Scottish Wanderers
- Full name: Scottish Wanderers Football Club
- Nicknames: Time dos ingleses Clube dos escoceses
- Founded: 1913
- Dissolved: 1916
- Ground: Velódromo, São Paulo, São Paulo state, Brazil
- Capacity: 10,000
| Home colors | Away colors |

= Scottish Wanderers Football Club =

Scottish Wanderers Football Club, commonly known as Scottish Wanderers, were a Brazilian football club from São Paulo. They competed in the Campeonato Paulista in 1914 and in 1915, and were one of the first professional clubs in the country.

==History==
Scottish Wanderers Football Club were founded by former São Paulo Athletic Club players, after that club folded in 1912. The founders were members of the Scottish community in São Paulo, included among them Archie McLean. Scottish Wanderers debuted in the Campeonato Paulista organized by APEA on April 5, 1914, finishing in the fifth place in that season. They competed for the last time in 1915, when they finished again in the fifth place.
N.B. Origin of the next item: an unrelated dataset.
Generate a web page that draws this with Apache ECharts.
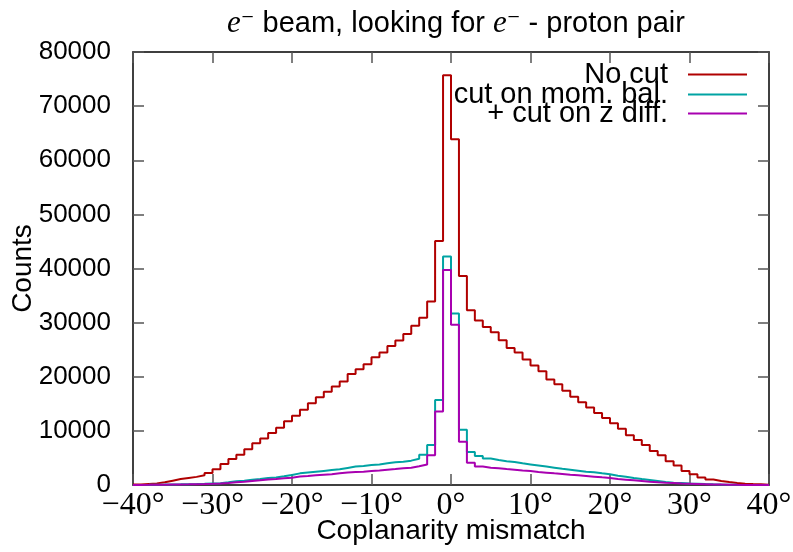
<!DOCTYPE html>
<html>
<head>
<meta charset="utf-8">
<script src="https://cdn.jsdelivr.net/npm/echarts@6/dist/echarts.min.js"></script>
<style>html,body{margin:0;padding:0;background:#fff;}#c{width:793px;height:552px;}</style>
</head>
<body>
<div id="c"></div>
<script>
// Bin left edges (1 degree bins from -40 to 40)
const binStart = -40;
const binWidth = 1;
const xTickLabels = ['\u221240\u00b0','\u221230\u00b0','\u221220\u00b0','\u221210\u00b0','0\u00b0','10\u00b0','20\u00b0','30\u00b0','40\u00b0'];
const seriesNames = ['No cut', 'cut on mom. bal.', '+ cut on z diff.'];

const noCut = [100,200,300,500,800,1100,1300,1500,1800,2200,
  2900,3900,4800,5600,6600,7700,8600,9600,10600,11800,
  12800,13900,15100,16200,17250,18200,19100,20500,21400,22300,
  23600,24500,25700,26700,27900,29400,30900,33900,45100,75700,
  63900,38600,32300,30400,29200,28200,26750,25300,24500,23200,
  22100,21000,19500,18600,17400,16300,15300,14300,13300,12400,
  11400,10400,9200,8300,7400,6300,5500,4400,3600,2600,
  2000,1400,1000,740,550,370,250,180,120,60];

const momBal = [20,30,50,70,100,120,150,180,220,280,
  330,500,680,800,980,1100,1300,1400,1600,1850,
  2150,2300,2450,2600,2750,2900,3150,3400,3500,3700,
  3800,4000,4200,4300,4500,4850,5600,7400,15700,42200,
  31700,10200,6100,5350,4900,4600,4400,4250,4000,3800,
  3600,3400,3200,3000,2830,2650,2460,2340,2150,1970,
  1720,1540,1300,1100,920,740,550,430,370,300,
  250,180,120,80,50,30,20,15,10,5];

const zDiff = [15,25,40,60,80,100,120,150,180,220,
  280,380,500,600,740,860,1000,1100,1230,1350,
  1550,1660,1780,1900,2000,2150,2300,2400,2460,2600,
  2700,2830,2950,3100,3200,3450,3800,5500,13600,39700,
  29600,8000,4100,3400,3200,3100,2950,2830,2700,2580,
  2400,2280,2150,2030,1900,1780,1660,1540,1410,1300,
  1100,980,860,740,600,500,430,370,300,250,
  200,150,100,80,50,30,20,15,10,5];

const colors = ['#b00000', '#00a3a3', '#a800b0'];

function steps(vals) {
  const d = vals.map((v, i) => [binStart + i * binWidth, v]);
  d.push([binStart + vals.length * binWidth, vals[vals.length - 1]]);
  return d;
}

const sans = 'Liberation Sans';
const serif = 'Liberation Serif';

const chart = echarts.init(document.getElementById('c'), null, {renderer: 'canvas'});

const frame = {show: true, onZero: false, lineStyle: {color: '#000', width: 1.5}};
const tick = {show: true, inside: true, length: 11, lineStyle: {color: '#555', width: 1.5}};

function legendFor(i, top) {
  return {
    data: [{name: seriesNames[i], icon: 'rect', itemStyle: {color: colors[i]}}],
    right: 46, top: top, orient: 'vertical', align: 'right',
    itemWidth: 59, itemHeight: 2, padding: 0, selectedMode: false,
    formatter: n => n + '{s|}',
    textStyle: {fontFamily: sans, fontSize: 29, color: '#000', rich: {s: {width: 15}}}
  };
}

chart.setOption({
  animation: false,
  backgroundColor: '#fff',
  title: {
    text: '{it|e}{sup|\u207b} beam, looking for {it|e}{sup|\u207b} - proton pair',
    left: 451, top: 3, textAlign: 'center',
    textStyle: {
      fontFamily: sans, fontSize: 29, fontWeight: 'normal', color: '#000',
      rich: {
        it: {fontFamily: serif, fontStyle: 'italic', fontSize: 31, color: '#000'},
        sup: {fontFamily: 'DejaVu Sans', fontSize: 26, color: '#000'}
      }
    }
  },
  legend: [legendFor(0, 60), legendFor(1, 80), legendFor(2, 99)],
  grid: {left: 133, right: 24, top: 52, bottom: 67, containLabel: false, outerBoundsMode: 'none'},
  xAxis: [{
    type: 'value', min: -40, max: 40, interval: 10, position: 'bottom',
    axisLine: frame, axisTick: tick, splitLine: {show: false},
    axisLabel: {
      formatter: v => xTickLabels[Math.round((v + 40) / 10)],
      fontFamily: serif, fontSize: 32, color: '#000', margin: 5
    },
    name: 'Coplanarity mismatch', nameLocation: 'middle', nameGap: 32, nameMoveOverlap: false,
    nameTextStyle: {fontFamily: sans, fontSize: 28, color: '#000'}
  }, {
    type: 'value', min: -40, max: 40, interval: 10, position: 'top',
    axisLine: frame, axisTick: tick, axisLabel: {show: false}, splitLine: {show: false}
  }],
  yAxis: [{
    type: 'value', min: 0, max: 80000, interval: 10000, position: 'left',
    axisLine: frame, axisTick: tick, splitLine: {show: false},
    axisLabel: {formatter: v => String(v), fontFamily: sans, fontSize: 26, color: '#000', margin: 22},
    name: 'Counts', nameLocation: 'middle', nameGap: 96, nameRotate: 90, nameMoveOverlap: false,
    nameTextStyle: {fontFamily: sans, fontSize: 28, color: '#000'}
  }, {
    type: 'value', min: 0, max: 80000, interval: 10000, position: 'right',
    axisLine: frame, axisTick: tick, axisLabel: {show: false}, splitLine: {show: false}
  }],
  series: [noCut, momBal, zDiff].map((vals, i) => ({
    name: seriesNames[i], type: 'line', step: 'end', data: steps(vals),
    showSymbol: false, symbol: 'none', color: colors[i],
    lineStyle: {color: colors[i], width: 2}, z: 2 + i
  }))
});
</script>
</body>
</html>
The players who were members of Mackenzie College shared the club's income, which was understood by the Campeonato Paulista organizers as playing professionally. A player who was not allowed to play in the club denounced this fact to the APEA and thus the club were banned in 1916, as only amateur clubs were allowed to compete in the tournament at that time. The club folded a few days after being banned.

==Colors and badge==
The club played in blue, and their badge was a white lion.

==Stadium==

Scottish Wanderers played all their games at the Velódromo. The stadium had a maximum capacity of 10,000 people.